In Home Run Inn’s pepperoni pizza, the pastrylike crust and mild sauce are similar to those in the cheese pizza, and the meat is browned. Red Baron’s pepperoni version, like its cheese version, is a CR Best Buy and has a slightly spicy sauce. Good & Delish pepperoni is another very good option. It has a flavorful, thick, slightly chewy Italian-style crust with lots of stretchy cheese, and slightly spicy sauce, though its seasonings taste dehydrated.
Now for the not-so-tasty. 365 Everyday Value cheese pizza tastes mostly of harsh, bitter seasonings, and although its sparse sauce is red, it doesn’t taste like tomato. Totino’s Pepperoni Party Pizza has a similar sauce, along with mushy, tasteless cheese and fatty pepperoni.
Nutrition. Scores for nutrition ranged from fair to very good. Pepperoni pizzas tended to score lower than cheese because of their fat (about a third is saturated) and sodium.

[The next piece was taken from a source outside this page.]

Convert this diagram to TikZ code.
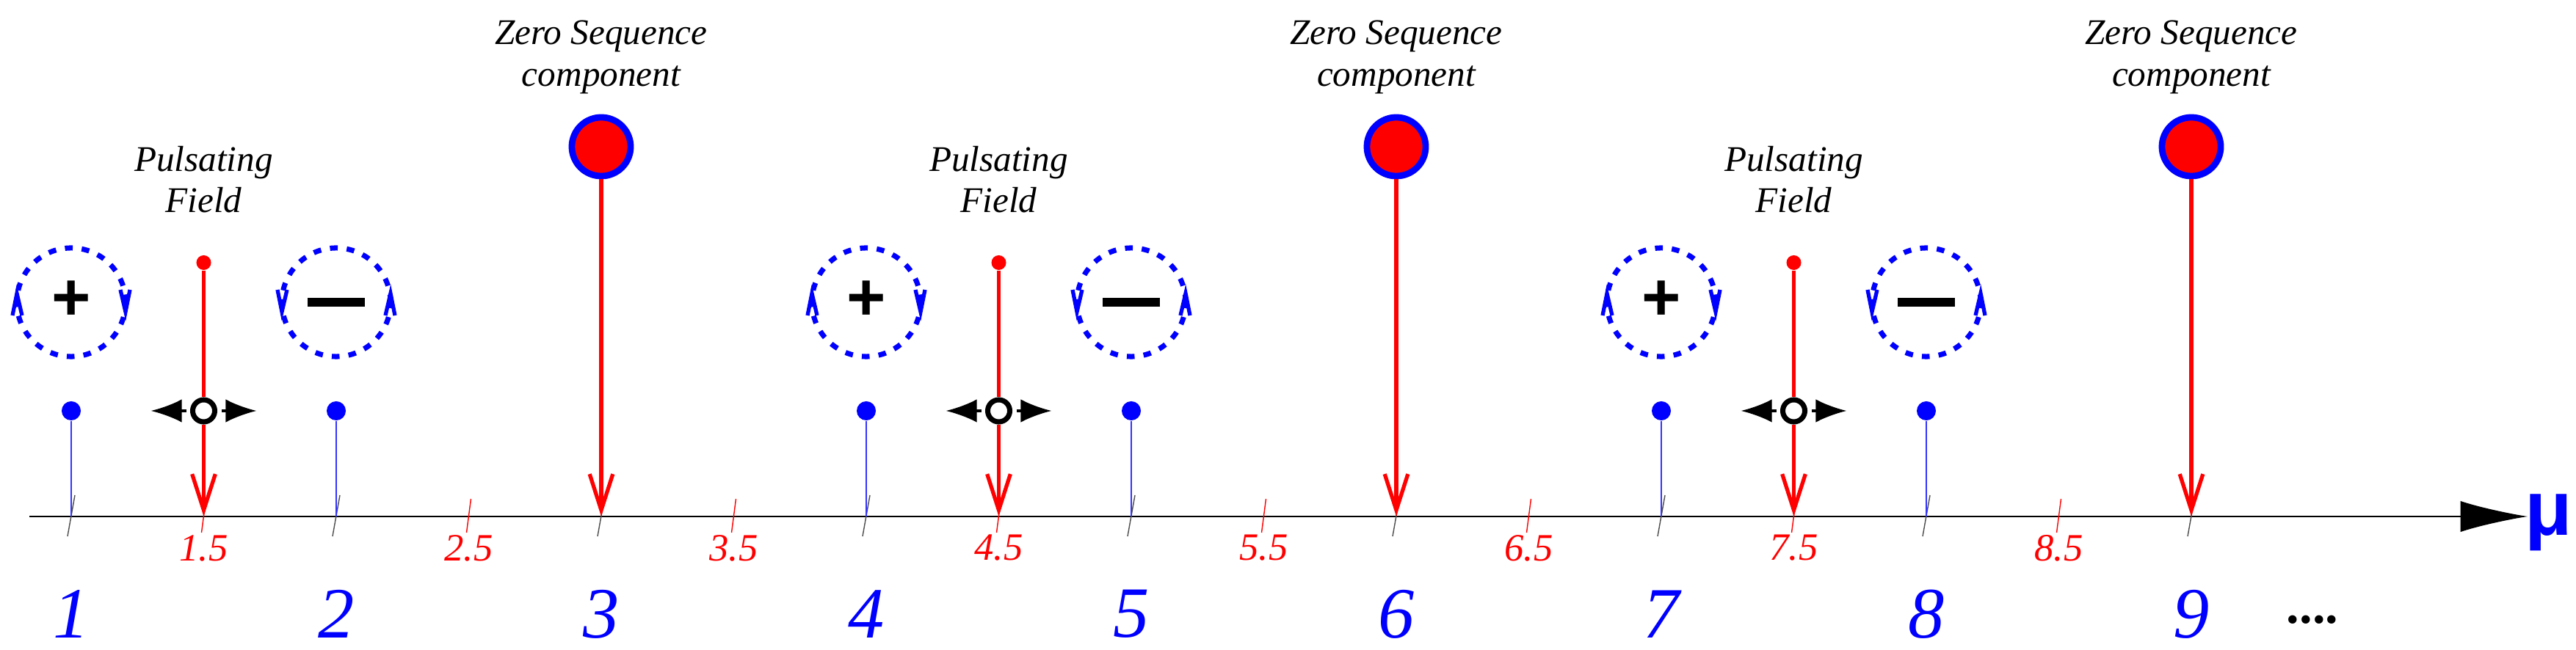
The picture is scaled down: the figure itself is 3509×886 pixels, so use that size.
\documentclass[tikz,border=0pt]{standalone}
\usepackage{fontspec}
\setmainfont{Liberation Serif}
\newfontfamily\sansf{Liberation Sans}
\usetikzlibrary{arrows.meta}
\begin{document}
\begin{tikzpicture}[x=0.01cm,y=-0.01cm,
  lbl/.style={font=\fontsize{14}{16}\selectfont\itshape,align=center},
  num/.style={font=\fontsize{28}{30}\selectfont\itshape,text=blue},
  half/.style={font=\fontsize{15}{16}\selectfont\itshape,text=red},
  rot/.style={draw=blue,line width=2pt,dash pattern=on 3pt off 3.5pt,circle,minimum size=14.8mm,inner sep=0},
  sign/.style={font=\sansf\bfseries\fontsize{26}{26}\selectfont},
  zs/.style={circle,draw=blue,fill=red,line width=2.5pt,minimum size=8mm,inner sep=0},
  redarr/.style={red,line width=1.5pt,-{Straight Barb[length=14pt,width=9pt,line width=1.5pt]}},
  tick/.style={line width=0.4pt}]
\useasboundingbox (0,0) rectangle (3509,886);
\coordinate (a0) at (40,704);
\coordinate (a1) at (3443,704);
\draw[line width=0.5pt,-{Latex[length=26pt,width=12pt]}] (a0) -- (a1);
\node[font=\sansf\bfseries\fontsize{30}{30}\selectfont,text=blue,inner sep=0] (mu) at (3472,712) {μ};
\foreach \n in {1,...,9}{
  \pgfmathsetmacro\xx{97+(\n-1)*361}
  \draw[tick,black!70] (\xx+5,675) -- (\xx-5,731);
  \node[num] (n\n) at (\xx,837) {\n};
}
\foreach \h in {1.5,2.5,3.5,4.5,5.5,6.5,7.5,8.5}{
  \pgfmathsetmacro\xx{97+(\h-1)*361}
  \draw[tick,red] (\xx+3,680) -- (\xx-3,726);
  \node[half] at (\xx,747) {\h};
}
\node[font=\fontsize{20}{20}\selectfont\bfseries] (dots) at (3150,845) {....};
\foreach \k in {0,1,2}{
  \pgfmathsetmacro\p{97+3*\k*361}
  \pgfmathsetmacro\m{\p+361}
  \pgfmathsetmacro\c{\p+180.5}
  \pgfmathsetmacro\z{\p+722}
  \node[circle,fill=blue,minimum size=2.6mm,inner sep=0] (bp\k) at (\p,560) {};
  \node[circle,fill=blue,minimum size=2.6mm,inner sep=0] (bm\k) at (\m,560) {};
  \draw[blue!80,line width=0.6pt] (bp\k) -- (\p,704);
  \draw[blue!80,line width=0.6pt] (bm\k) -- (\m,704);
  \node[rot] (rp\k) at (\p,412) {};
  \node[sign] at (\p,410) {+};
  \draw[blue,line width=1.5pt] (\p-80,430) -- (\p-74,400) -- (\p-67,430);
  \draw[blue,line width=1.5pt] (\p+67,395) -- (\p+74,425) -- (\p+80,395);
  \node[rot] (rm\k) at (\m,412) {};
  \node[sign] at (\m,412) {\rule{22pt}{3.5pt}};
  \draw[blue,line width=1.5pt] (\m-80,395) -- (\m-74,425) -- (\m-67,395);
  \draw[blue,line width=1.5pt] (\m+67,430) -- (\m+74,400) -- (\m+80,430);
  \node[lbl] (pf\k) at (\c,245) {Pulsating\\Field};
  \node[circle,fill=red,minimum size=2mm,inner sep=0] (pt\k) at (\c,358) {};
  \node[circle,draw=black,line width=2pt,fill=white,minimum size=3mm,inner sep=0] (pc\k) at (\c,560) {};
  \draw[red,line width=1.5pt] (pt\k) -- (pc\k);
  \draw[redarr] (pc\k) -- (\c,704);
  \draw[line width=1pt,-{Latex[length=12pt,width=9pt]}] (\c-24,560) -- (\c-72,560);
  \draw[line width=1pt,-{Latex[length=12pt,width=9pt]}] (\c+24,560) -- (\c+72,560);
  \node[lbl] (zl\k) at (\z,78) {Zero Sequence\\component};
  \node[zs] (zc\k) at (\z,200) {};
  \draw[redarr] (zc\k) -- (\z,704);
}
\end{tikzpicture}
\end{document}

In fact, according to a study published in May in the journal Nutrients, pizza appears to be the single biggest contributor of sodium to the diet of Americans 6 to 19 years old between 2003 and 2008. According to the federal Centers for Disease Control and Prevention, about 90 percent of Americans eat more sodium than is recommended for a healthy diet. (For most people, that’s less than 2,300 milligrams a day.) The good news: Most of the pizzas are an excellent source of calcium.
Our nutrition figures are calculated per serving, but serving sizes range widely—from 4 ounces (Trader Giotto’s cheese pizza) to 8.4 ounces (Good & Delish pepperoni).
Price. Because of the difference in serving size, we’ve listed cost per ounce. Calculated that way, some pizzas cost more than five times as much as others. Priciest of all: Amy’s.
Bottom line. Choose from among the very good pizzas, and make them an occasional treat.